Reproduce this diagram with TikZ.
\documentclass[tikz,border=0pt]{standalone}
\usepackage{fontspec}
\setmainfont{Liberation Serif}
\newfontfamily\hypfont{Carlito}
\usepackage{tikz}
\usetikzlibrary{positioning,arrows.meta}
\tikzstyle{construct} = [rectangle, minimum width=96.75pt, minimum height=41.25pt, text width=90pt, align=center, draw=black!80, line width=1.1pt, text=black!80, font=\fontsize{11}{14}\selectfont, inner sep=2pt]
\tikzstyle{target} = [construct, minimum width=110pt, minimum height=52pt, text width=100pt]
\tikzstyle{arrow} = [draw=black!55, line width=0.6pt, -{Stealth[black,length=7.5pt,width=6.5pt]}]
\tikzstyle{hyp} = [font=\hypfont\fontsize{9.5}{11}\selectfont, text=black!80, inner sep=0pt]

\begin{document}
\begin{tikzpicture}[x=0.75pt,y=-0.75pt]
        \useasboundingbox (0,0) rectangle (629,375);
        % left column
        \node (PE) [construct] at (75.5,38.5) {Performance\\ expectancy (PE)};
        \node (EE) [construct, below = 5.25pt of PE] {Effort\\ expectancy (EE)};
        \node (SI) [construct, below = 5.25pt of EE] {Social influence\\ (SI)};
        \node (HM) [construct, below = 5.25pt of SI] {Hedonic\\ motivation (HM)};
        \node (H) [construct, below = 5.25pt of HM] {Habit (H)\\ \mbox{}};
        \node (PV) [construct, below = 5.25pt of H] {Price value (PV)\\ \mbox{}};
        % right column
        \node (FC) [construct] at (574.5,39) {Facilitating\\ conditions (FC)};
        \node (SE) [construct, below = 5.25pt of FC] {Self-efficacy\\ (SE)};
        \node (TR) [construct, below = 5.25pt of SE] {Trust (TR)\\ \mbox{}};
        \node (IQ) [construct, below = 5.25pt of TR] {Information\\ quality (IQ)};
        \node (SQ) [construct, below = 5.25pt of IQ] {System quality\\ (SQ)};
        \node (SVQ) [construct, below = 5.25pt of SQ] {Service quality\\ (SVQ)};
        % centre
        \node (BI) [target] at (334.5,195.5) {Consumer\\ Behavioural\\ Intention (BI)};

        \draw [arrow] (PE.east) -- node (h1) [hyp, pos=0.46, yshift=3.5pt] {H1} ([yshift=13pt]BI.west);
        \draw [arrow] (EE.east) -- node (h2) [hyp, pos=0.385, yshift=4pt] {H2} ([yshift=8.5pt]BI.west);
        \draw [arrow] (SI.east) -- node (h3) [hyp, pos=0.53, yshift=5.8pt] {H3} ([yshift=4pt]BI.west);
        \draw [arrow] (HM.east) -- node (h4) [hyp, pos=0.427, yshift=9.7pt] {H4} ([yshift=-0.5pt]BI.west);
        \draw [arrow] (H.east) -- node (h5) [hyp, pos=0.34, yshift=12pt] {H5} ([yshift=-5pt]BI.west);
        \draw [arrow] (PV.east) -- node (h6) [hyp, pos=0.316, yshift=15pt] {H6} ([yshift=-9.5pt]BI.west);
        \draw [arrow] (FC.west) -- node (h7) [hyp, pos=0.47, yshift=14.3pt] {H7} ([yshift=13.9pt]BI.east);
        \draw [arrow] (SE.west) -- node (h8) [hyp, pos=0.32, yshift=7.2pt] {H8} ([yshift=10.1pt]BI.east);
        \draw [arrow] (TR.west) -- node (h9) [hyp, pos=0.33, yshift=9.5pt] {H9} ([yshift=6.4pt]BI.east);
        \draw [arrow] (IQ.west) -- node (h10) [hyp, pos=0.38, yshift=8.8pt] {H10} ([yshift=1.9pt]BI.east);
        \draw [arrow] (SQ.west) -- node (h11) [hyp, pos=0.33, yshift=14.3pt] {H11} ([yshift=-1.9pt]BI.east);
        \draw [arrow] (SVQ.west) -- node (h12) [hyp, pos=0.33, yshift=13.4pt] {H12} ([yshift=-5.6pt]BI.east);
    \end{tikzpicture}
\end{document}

━━━━━━━━━━━━━━━━━━━━━━━━━━━━━━

=== WHAT IS NEEDED ===
Return exactly the opening lines of the listing above, ending with the line that has "(BI) [target] at".

=== TASK RESULT ===
Reproduce this diagram with TikZ.
\documentclass[tikz,border=0pt]{standalone}
\usepackage{fontspec}
\setmainfont{Liberation Serif}
\newfontfamily\hypfont{Carlito}
\usepackage{tikz}
\usetikzlibrary{positioning,arrows.meta}
\tikzstyle{construct} = [rectangle, minimum width=96.75pt, minimum height=41.25pt, text width=90pt, align=center, draw=black!80, line width=1.1pt, text=black!80, font=\fontsize{11}{14}\selectfont, inner sep=2pt]
\tikzstyle{target} = [construct, minimum width=110pt, minimum height=52pt, text width=100pt]
\tikzstyle{arrow} = [draw=black!55, line width=0.6pt, -{Stealth[black,length=7.5pt,width=6.5pt]}]
\tikzstyle{hyp} = [font=\hypfont\fontsize{9.5}{11}\selectfont, text=black!80, inner sep=0pt]

\begin{document}
\begin{tikzpicture}[x=0.75pt,y=-0.75pt]
        \useasboundingbox (0,0) rectangle (629,375);
        % left column
        \node (PE) [construct] at (75.5,38.5) {Performance\\ expectancy (PE)};
        \node (EE) [construct, below = 5.25pt of PE] {Effort\\ expectancy (EE)};
        \node (SI) [construct, below = 5.25pt of EE] {Social influence\\ (SI)};
        \node (HM) [construct, below = 5.25pt of SI] {Hedonic\\ motivation (HM)};
        \node (H) [construct, below = 5.25pt of HM] {Habit (H)\\ \mbox{}};
        \node (PV) [construct, below = 5.25pt of H] {Price value (PV)\\ \mbox{}};
        % right column
        \node (FC) [construct] at (574.5,39) {Facilitating\\ conditions (FC)};
        \node (SE) [construct, below = 5.25pt of FC] {Self-efficacy\\ (SE)};
        \node (TR) [construct, below = 5.25pt of SE] {Trust (TR)\\ \mbox{}};
        \node (IQ) [construct, below = 5.25pt of TR] {Information\\ quality (IQ)};
        \node (SQ) [construct, below = 5.25pt of IQ] {System quality\\ (SQ)};
        \node (SVQ) [construct, below = 5.25pt of SQ] {Service quality\\ (SVQ)};
        % centre
        \node (BI) [target] at (334.5,195.5) {Consumer\\ Behavioural\\ Intention (BI)};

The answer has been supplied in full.